À chacun son métier: un architecte étudie pour acquérir certaines connaissances pointues et complexes non seulement en architecture mais aussi en histoire, en composition spatiale, en sociologie, en physique, etc. L'architecte consciencieux s'intéresse généralement aux nouvelles esthétiques et vise des degrés supérieurs de confort et de qualité.
Bref, dans un monde idéal, l'architecte devrait pouvoir faire son travail tout en étant appuyé par la Ville et par le promoteur. Ce dernier devrait aussi faire sa part en écoutant l'architecte sans empiéter sur son travail. Enfin, l'acheteur devrait se renseigner un peu plus, comparer, remettre en question et pousser au changement. Cela n'arrive jamais? Oui, parfois, le miracle se produit, et ici, il s'appelle GENX1...

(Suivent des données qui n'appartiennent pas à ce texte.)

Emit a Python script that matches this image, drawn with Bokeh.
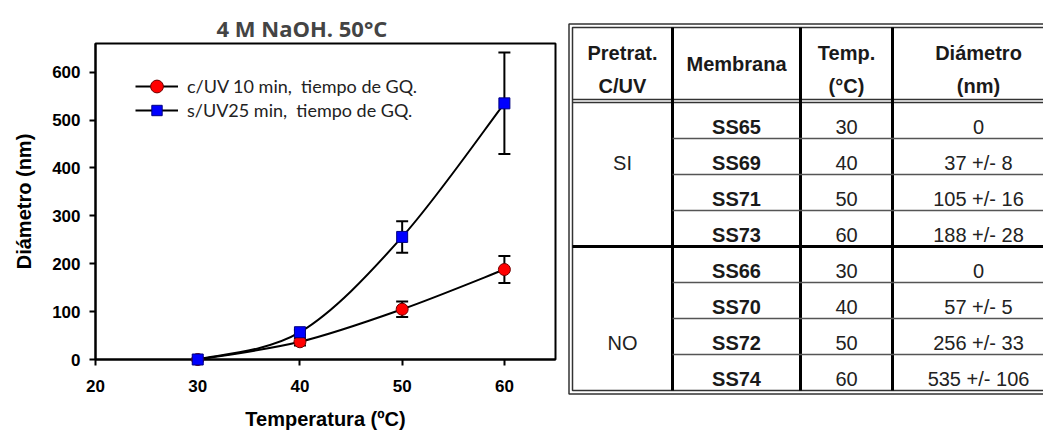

Le promoteur Jean Lachapelle avait senti qu'une partie de la population n'était pas satisfaite du parc immobilier actuel. Il a eu envie de réaliser un projet résidentiel destiné à la génération X, cette tranche de population aux valeurs nomades et à l'attitude parfois cynique, toujours dans la contre-culture en réaction aux baby-boomers... «Le client est beaucoup plus ouvert que ce qu'on peut imaginer, explique Jean Lachapelle. Si on lui donne le choix entre une copie de ce qui se fait ailleurs et du changement, il choisit souvent le changement si celui-ci est de qualité, demeure abordable et lui ouvre de nouvelles perspectives de vie. Lorsque nous avons lancé le projet GENX1, nous voulions aller chercher des propriétaires différents et leur proposer un mode de vie à leur image», précise-t-il.

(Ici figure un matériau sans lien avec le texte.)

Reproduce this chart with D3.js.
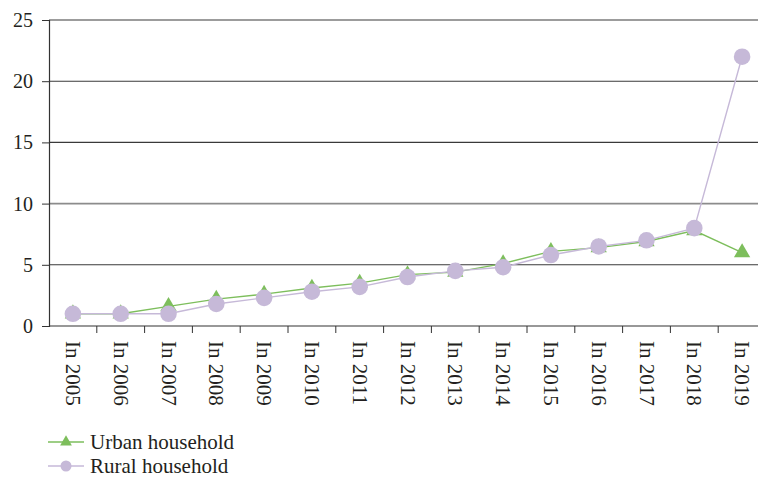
<!DOCTYPE html>
<html>
<head>
  <script src="https://d3js.org/d3.v7.min.js"></script>
  <style>
    body { margin: 0; background: #fff; }
    text { font-family: "Liberation Serif", "DejaVu Serif", serif; fill: #231f20; }
  </style>
</head>
<body>
  <svg width="758" height="478"></svg>
  <script>
    const years = ["In 2005", "In 2006", "In 2007", "In 2008", "In 2009", "In 2010", "In 2011", "In 2012",
                   "In 2013", "In 2014", "In 2015", "In 2016", "In 2017", "In 2018", "In 2019"];
    const urban = [1, 1, 1.6, 2.2, 2.6, 3.1, 3.5, 4.2, 4.4, 5.1, 6.1, 6.4, 6.9, 7.8, 6.0];
    const rural = [1, 1, 1, 1.8, 2.3, 2.8, 3.2, 4.0, 4.5, 4.8, 5.8, 6.5, 7.0, 8.0, 22];
    const yTicks = [0, 5, 10, 15, 20, 25];

    const green = "#7dbe5c";
    const purple = "#c6b9d8";

    const svg = d3.select("svg");
    const left = 49, bandW = 47.8;

    const x = d3.scaleBand()
      .domain(years)
      .range([left, left + years.length * bandW]);
    const y = d3.scaleLinear()
      .domain([0, 25])
      .range([326, 20]);

    // gridlines
    svg.selectAll(".grid")
      .data(yTicks.filter(d => d > 0))
      .enter()
      .append("line")
      .attr("x1", left)
      .attr("x2", 758)
      .attr("y1", d => y(d))
      .attr("y2", d => y(d))
      .attr("stroke", d => d == 10 ? "#8c8c8c" : "#3a3a3a")
      .attr("stroke-width", d => d == 10 ? 1.6 : 1.1);

    // y axis
    const yAxis = svg.append("g")
      .attr("transform", "translate(" + left + ",0)")
      .call(d3.axisLeft(y).tickValues(yTicks).tickSize(7).tickPadding(9));
    yAxis.select(".domain").attr("stroke", "#333").attr("stroke-width", 1.2);
    yAxis.selectAll(".tick line").attr("stroke", "#333");
    yAxis.selectAll(".tick text").style("font-size", "20px");

    // x axis
    svg.append("line")
      .attr("x1", left).attr("x2", 758)
      .attr("y1", y(0)).attr("y2", y(0))
      .attr("stroke", "#333").attr("stroke-width", 1.2);
    svg.selectAll(".xtick")
      .data(years)
      .enter()
      .append("line")
      .attr("x1", d => x(d) + bandW)
      .attr("x2", d => x(d) + bandW)
      .attr("y1", y(0))
      .attr("y2", y(0) + 7)
      .attr("stroke", "#333");
    svg.selectAll(".xlabel")
      .data(years)
      .enter()
      .append("text")
      .attr("transform", d => "translate(" + (x(d) + bandW / 2) + ",341) rotate(90)")
      .attr("dominant-baseline", "central")
      .style("font-size", "21px")
      .text(d => d);

    const cx = (d, i) => x(years[i]) + bandW / 2;
    const line = d3.line().x(cx).y(d => y(d));

    // urban series
    svg.append("path")
      .datum(urban)
      .attr("d", line)
      .attr("fill", "none")
      .attr("stroke", green)
      .attr("stroke-width", 1.4);
    svg.selectAll(".urban")
      .data(urban)
      .enter()
      .append("path")
      .attr("d", d3.symbol().type(d3.symbolTriangle).size(115))
      .attr("transform", (d, i) => "translate(" + cx(d, i) + "," + y(d) + ")")
      .attr("fill", green);

    // rural series
    svg.append("path")
      .datum(rural)
      .attr("d", line)
      .attr("fill", "none")
      .attr("stroke", purple)
      .attr("stroke-width", 1.4);
    svg.selectAll(".rural")
      .data(rural)
      .enter()
      .append("circle")
      .attr("cx", cx)
      .attr("cy", d => y(d))
      .attr("r", 8.3)
      .attr("fill", purple);

    // legend
    const legend = [
      { name: "Urban household", color: green, shape: "tri" },
      { name: "Rural household", color: purple, shape: "circ" }
    ];
    legend.forEach((d, i) => {
      const ly = 442 + i * 24;
      svg.append("line")
        .attr("x1", 48).attr("x2", 84)
        .attr("y1", ly).attr("y2", ly)
        .attr("stroke", d.color).attr("stroke-width", 1.4);
      if (d.shape == "tri") {
        svg.append("path")
          .attr("d", d3.symbol().type(d3.symbolTriangle).size(60))
          .attr("transform", "translate(66," + ly + ")")
          .attr("fill", d.color);
      } else {
        svg.append("circle")
          .attr("cx", 66).attr("cy", ly).attr("r", 5.5)
          .attr("fill", d.color);
      }
      svg.append("text")
        .attr("x", 90).attr("y", ly)
        .attr("dominant-baseline", "central")
        .style("font-size", "21px")
        .text(d.name);
    });
  </script>
</body>
</html>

Il a fait appel aux architectes Guy Morand et Yves Émond, de Forme Studio, pour concevoir 31 lofts semi-fermés qui se développent sur un ou deux niveaux. «Nous sommes dans le quartier Hochelaga-Maisonneuve, au passé industriel très important, souligne l'architecte Yves Émond. Ce projet est entièrement neuf, mais il a été conçu dans cet esprit industriel.»
Maximiser l'espace
Une des particularités du projet est la taille des lofts, qui fait majoritairement 700 pieds carrés, ce qui est très petit. «Nous avons travaillé sur le plan et la volumétrie pour maximiser chaque pied carré, dit l'architecte. Il y a un certain esprit européen dans le concept puisque la qualité des espaces, l'éclairage naturel, les perspectives et les détails de construction ont été privilégiés par rapport à la surface du logement.»

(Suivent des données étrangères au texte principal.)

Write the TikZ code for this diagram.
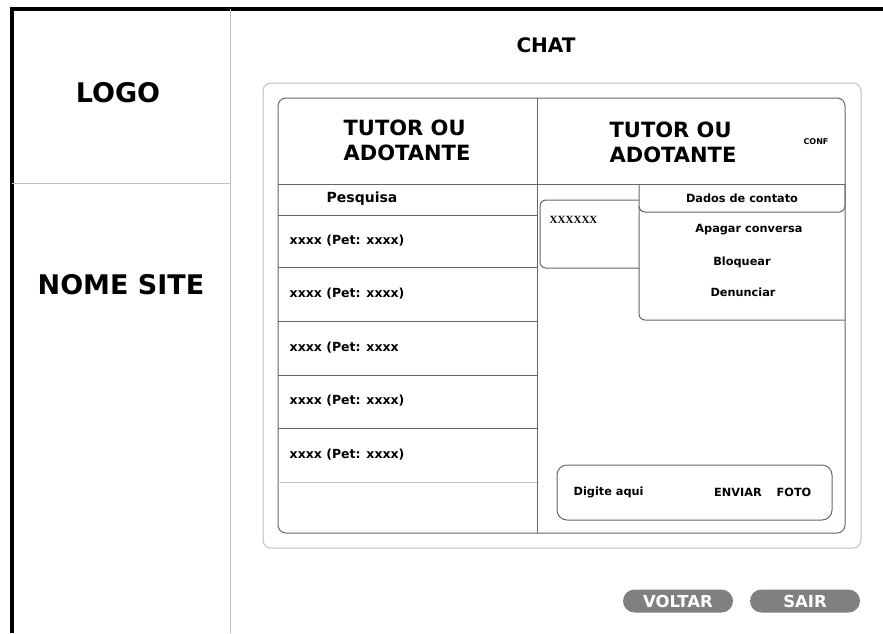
\documentclass[tikz,border=0pt]{standalone}
\usepackage{fontspec}
\setmainfont{DejaVu Sans}
\newfontfamily\boxfont{Liberation Serif}
\usetikzlibrary{shapes.misc}

\begin{document}
\begin{tikzpicture}[x=1pt,y=-1pt,thick,
  wire/.style={draw=black!60,line width=1pt},
  faint/.style={draw=black!25,line width=1pt},
  big/.style={font=\bfseries\fontsize{27}{30}\selectfont},
  head/.style={font=\bfseries\fontsize{21}{25}\selectfont,align=left},
  item/.style={font=\bfseries\fontsize{12.5}{14}\selectfont},
  menu/.style={font=\bfseries\fontsize{11.3}{13}\selectfont},
  small/.style={font=\bfseries\fontsize{8}{9}\selectfont},
  pill/.style={rounded rectangle,fill=black!50,text=white,minimum width=110pt,
    minimum height=23pt,inner sep=0pt,font=\bfseries\fontsize{16.5}{18}\selectfont}]
\useasboundingbox (0,0) rectangle (883,633);
% page frame
\draw[line width=3.5pt] (12,633) -- (12,9) -- (883,9);
\draw[faint] (230,9) -- (230,633);
\draw[faint] (12,183) -- (230,183);
\node[big] (logo) at (118,93) {LOGO};
\node[big] (site) at (121,285) {NOME SITE};
\node[font=\bfseries\fontsize{20}{22}\selectfont] (chat) at (546,45) {CHAT};
% chat window
\draw[faint,rounded corners=8pt] (263,83) rectangle (861,548);
\draw[wire,rounded corners=8pt] (278,98) rectangle (845,533);
\draw[wire] (537,98) -- (537,533);
\draw[wire] (278,184) -- (845,184);
\node[head] (tutorA) at (407,140) {TUTOR OU\\ADOTANTE};
\node[head] (tutorB) at (673,142) {TUTOR OU\\ADOTANTE};
\node[small] (conf) at (816,142) {CONF};
% contact list
\node[font=\bfseries\fontsize{14}{16}\selectfont] (search) at (362,199) {Pesquisa};
\foreach \y in {215,267,321,375,428}
  \draw[wire] (278,\y) -- (537,\y);
\draw[faint] (278,482) -- (537,482);
\foreach \y [count=\i] in {241,294,348,401,455}
  \node[item,anchor=west] (pet\i) at (286,\y) {xxxx (Pet: xxxx\ifnum\i=3\else)\fi};
% message and menu
\draw[wire,rounded corners=6pt] (639,268) -- (540,268) -- (540,200) -- (639,200);
\node[font=\boxfont\bfseries\fontsize{11}{12}\selectfont,anchor=west] (msg) at (546,220) {XXXXXX};
\draw[wire,rounded corners=6pt] (639,184) -- (639,212) -- (845,212) -- (845,184);
\draw[wire,rounded corners=6pt] (639,206) -- (639,320) -- (845,320);
\node[menu] (dados) at (742,198) {Dados de contato};
\node[menu] (apagar) at (749,230) {Apagar conversa};
\node[menu] (bloq) at (742,262) {Bloquear};
\node[menu] (denun) at (743,292) {Denunciar};
% input bar
\draw[wire,rounded corners=10pt] (557,465) rectangle (832,520);
\node[menu,anchor=west] (digite) at (570,492) {Digite aqui};
\node[menu] (enviar) at (738,492) {ENVIAR};
\node[menu] (foto) at (794,492) {FOTO};
% buttons
\node[pill] (voltar) at (678,601) {VOLTAR};
\node[pill] (sair) at (805,601) {SAIR};
\end{tikzpicture}
\end{document}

Tous les lofts offrent des planchers de bois et des plafonds de neuf pieds de haut en béton brut. Les ouvertures sont d'immenses baies vitrées métalliques qui baignent l'intérieur d'une lumière abondante. «L'acoustique est parfaite, souligne Isabelle, propriétaire au quatrième étage. Ce qui m'a séduite ici, c'est le langage architectural épuré à consonance industrielle. Par exemple, dans mon escalier, j'aime le mélange de béton brut qui émerge entre le bois et la blancheur du mur. J'aime aussi la main courante en métal et le garde-corps en plexiglas épais. Ce sont des détails qui me parlent et dans lesquels je trouve un sens et une beauté. Je n'ai pas vu ce niveau de détail dans les projets visités auparavant.»
Presque tous les lofts ont un plan carré qui s'organise autour d'un bloc architectural abritant les services et les parois coulissantes. Ce dispositif permet de répartir tous les espaces de vie en circonférence du bloc sans avoir recours à aucun couloir ni à aucun obstacle. Tout circule librement autour du bloc central: les habitants, la lumière, les vues, la chaleur. Le propriétaire peut prendre son bain dans sa chambre, mais il peut aussi décider de refermer la salle de bains en faisant glisser une paroi qui a été soigneusement dissimulée à l'intérieur du mur...
Même chose pour la cuisine: les comptoir et les dessertes sont sur roulettes, ce qui permet de les déplacer pour agrandir l'espace de la cuisine ou changer la configuration de la salle à manger.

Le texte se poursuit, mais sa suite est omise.